Lesson Plan

Lesson Plan
Grade: Date: 17/01/2026
Subject: Economics
Lesson Topic: The difference between production and productivity
Learning Objective/s:
  • Describe the difference between production and productivity.
  • Explain how productivity is measured using total, average, and marginal product.
  • Calculate labour productivity from given data.
  • Analyse why productivity improvements affect costs and firm decisions.
  • Compare the implications of changes in production versus productivity for a firm.
Materials Needed:
  • Whiteboard and markers
  • Projector with slides
  • Handout with production vs productivity table
  • Calculator worksheets for productivity calculations
  • Sample data set (factory output and labour hours)
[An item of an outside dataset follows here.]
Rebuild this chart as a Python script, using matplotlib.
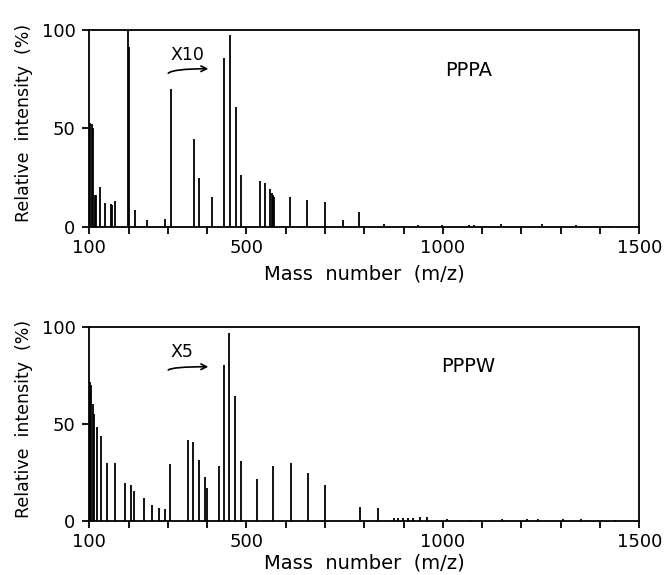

  • Graph paper or digital tool for drawing a production function
Introduction:
Begin with a quick poll: “If a factory makes more goods, does it automatically mean it is more efficient?” Connect this to students’ prior knowledge of output and cost. Explain that today they will distinguish production from productivity and identify why the distinction matters for firm decisions. Success will be shown by correctly calculating and interpreting productivity ratios.
Lesson Structure:
  1. Do‑Now (5') – Students answer the poll question on sticky notes and discuss differences between output and efficiency.
  2. Mini‑lecture (10') – Define production and productivity; introduce TP, AP, MP formulas with examples.
  3. Guided practice (12') – Work through the sample calculation of labour productivity; students complete a worksheet in pairs.
  4. Diagram activity (8') – Plot a simple production function and label TP, AP, MP points using graph paper or a digital tool.
  5. Comparative analysis (10') – In small groups, fill a table comparing implications of changes in production vs productivity on costs and decisions; share findings.
  6. Check for understanding (5') – Quick quiz (exit ticket) with 2‑3 questions on definitions and calculations.
Conclusion:
Summarise that production measures total output while productivity measures efficiency per input, and that higher productivity can lower costs even without higher output. Students complete an exit ticket answering one definition and one calculation. For homework, assign a short problem set to calculate productivity for a different industry scenario.